══ PROVIDED DATA ══

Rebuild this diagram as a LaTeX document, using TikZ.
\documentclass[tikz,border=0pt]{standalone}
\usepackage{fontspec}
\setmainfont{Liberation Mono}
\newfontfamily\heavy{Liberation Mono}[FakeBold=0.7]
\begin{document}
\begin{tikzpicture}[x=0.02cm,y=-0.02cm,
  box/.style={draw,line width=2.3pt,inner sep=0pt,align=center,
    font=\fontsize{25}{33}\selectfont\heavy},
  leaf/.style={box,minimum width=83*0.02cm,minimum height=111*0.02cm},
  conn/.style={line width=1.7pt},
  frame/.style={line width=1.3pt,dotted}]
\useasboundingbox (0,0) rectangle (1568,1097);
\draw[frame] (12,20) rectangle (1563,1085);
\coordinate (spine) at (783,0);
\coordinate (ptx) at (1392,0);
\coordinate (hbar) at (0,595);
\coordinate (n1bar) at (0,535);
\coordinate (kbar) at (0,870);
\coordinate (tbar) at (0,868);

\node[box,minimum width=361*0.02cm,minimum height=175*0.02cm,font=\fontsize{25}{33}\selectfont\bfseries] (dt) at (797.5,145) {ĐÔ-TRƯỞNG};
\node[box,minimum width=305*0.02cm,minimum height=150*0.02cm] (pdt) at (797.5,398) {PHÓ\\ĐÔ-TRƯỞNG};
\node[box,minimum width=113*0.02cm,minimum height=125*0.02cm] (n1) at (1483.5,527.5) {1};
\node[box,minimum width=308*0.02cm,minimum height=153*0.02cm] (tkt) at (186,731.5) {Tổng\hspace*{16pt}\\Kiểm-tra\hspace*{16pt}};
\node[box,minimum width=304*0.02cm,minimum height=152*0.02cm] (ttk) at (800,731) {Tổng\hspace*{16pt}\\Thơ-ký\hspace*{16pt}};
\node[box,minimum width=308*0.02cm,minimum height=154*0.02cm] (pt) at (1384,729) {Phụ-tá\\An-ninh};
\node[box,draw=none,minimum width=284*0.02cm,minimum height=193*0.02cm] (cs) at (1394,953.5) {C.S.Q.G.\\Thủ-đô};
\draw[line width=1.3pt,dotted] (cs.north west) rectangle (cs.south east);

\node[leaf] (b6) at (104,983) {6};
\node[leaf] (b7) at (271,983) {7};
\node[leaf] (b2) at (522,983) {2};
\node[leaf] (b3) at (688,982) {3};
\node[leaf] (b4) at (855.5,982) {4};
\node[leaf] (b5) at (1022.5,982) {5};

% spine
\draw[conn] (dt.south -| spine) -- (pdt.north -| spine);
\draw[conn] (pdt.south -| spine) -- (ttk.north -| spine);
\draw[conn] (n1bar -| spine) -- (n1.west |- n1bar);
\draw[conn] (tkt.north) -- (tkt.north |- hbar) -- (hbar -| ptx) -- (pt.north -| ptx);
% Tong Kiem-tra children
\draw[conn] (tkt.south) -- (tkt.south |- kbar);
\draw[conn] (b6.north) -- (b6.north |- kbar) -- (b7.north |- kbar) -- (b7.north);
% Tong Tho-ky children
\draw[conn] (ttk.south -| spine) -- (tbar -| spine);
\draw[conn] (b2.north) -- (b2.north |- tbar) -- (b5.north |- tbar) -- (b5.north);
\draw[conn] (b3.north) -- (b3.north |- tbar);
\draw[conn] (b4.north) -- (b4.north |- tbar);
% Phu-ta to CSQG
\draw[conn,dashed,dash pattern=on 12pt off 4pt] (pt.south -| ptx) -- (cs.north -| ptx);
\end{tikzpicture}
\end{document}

═══

- _TASK TO COMPLETE_
Set down the listing in full, keeping every word exactly as it is.

- _REPLY_
Rebuild this diagram as a LaTeX document, using TikZ.
\documentclass[tikz,border=0pt]{standalone}
\usepackage{fontspec}
\setmainfont{Liberation Mono}
\newfontfamily\heavy{Liberation Mono}[FakeBold=0.7]
\begin{document}
\begin{tikzpicture}[x=0.02cm,y=-0.02cm,
  box/.style={draw,line width=2.3pt,inner sep=0pt,align=center,
    font=\fontsize{25}{33}\selectfont\heavy},
  leaf/.style={box,minimum width=83*0.02cm,minimum height=111*0.02cm},
  conn/.style={line width=1.7pt},
  frame/.style={line width=1.3pt,dotted}]
\useasboundingbox (0,0) rectangle (1568,1097);
\draw[frame] (12,20) rectangle (1563,1085);
\coordinate (spine) at (783,0);
\coordinate (ptx) at (1392,0);
\coordinate (hbar) at (0,595);
\coordinate (n1bar) at (0,535);
\coordinate (kbar) at (0,870);
\coordinate (tbar) at (0,868);

\node[box,minimum width=361*0.02cm,minimum height=175*0.02cm,font=\fontsize{25}{33}\selectfont\bfseries] (dt) at (797.5,145) {ĐÔ-TRƯỞNG};
\node[box,minimum width=305*0.02cm,minimum height=150*0.02cm] (pdt) at (797.5,398) {PHÓ\\ĐÔ-TRƯỞNG};
\node[box,minimum width=113*0.02cm,minimum height=125*0.02cm] (n1) at (1483.5,527.5) {1};
\node[box,minimum width=308*0.02cm,minimum height=153*0.02cm] (tkt) at (186,731.5) {Tổng\hspace*{16pt}\\Kiểm-tra\hspace*{16pt}};
\node[box,minimum width=304*0.02cm,minimum height=152*0.02cm] (ttk) at (800,731) {Tổng\hspace*{16pt}\\Thơ-ký\hspace*{16pt}};
\node[box,minimum width=308*0.02cm,minimum height=154*0.02cm] (pt) at (1384,729) {Phụ-tá\\An-ninh};
\node[box,draw=none,minimum width=284*0.02cm,minimum height=193*0.02cm] (cs) at (1394,953.5) {C.S.Q.G.\\Thủ-đô};
\draw[line width=1.3pt,dotted] (cs.north west) rectangle (cs.south east);

\node[leaf] (b6) at (104,983) {6};
\node[leaf] (b7) at (271,983) {7};
\node[leaf] (b2) at (522,983) {2};
\node[leaf] (b3) at (688,982) {3};
\node[leaf] (b4) at (855.5,982) {4};
\node[leaf] (b5) at (1022.5,982) {5};

% spine
\draw[conn] (dt.south -| spine) -- (pdt.north -| spine);
\draw[conn] (pdt.south -| spine) -- (ttk.north -| spine);
\draw[conn] (n1bar -| spine) -- (n1.west |- n1bar);
\draw[conn] (tkt.north) -- (tkt.north |- hbar) -- (hbar -| ptx) -- (pt.north -| ptx);
% Tong Kiem-tra children
\draw[conn] (tkt.south) -- (tkt.south |- kbar);
\draw[conn] (b6.north) -- (b6.north |- kbar) -- (b7.north |- kbar) -- (b7.north);
% Tong Tho-ky children
\draw[conn] (ttk.south -| spine) -- (tbar -| spine);
\draw[conn] (b2.north) -- (b2.north |- tbar) -- (b5.north |- tbar) -- (b5.north);
\draw[conn] (b3.north) -- (b3.north |- tbar);
\draw[conn] (b4.north) -- (b4.north |- tbar);
% Phu-ta to CSQG
\draw[conn,dashed,dash pattern=on 12pt off 4pt] (pt.south -| ptx) -- (cs.north -| ptx);
\end{tikzpicture}
\end{document}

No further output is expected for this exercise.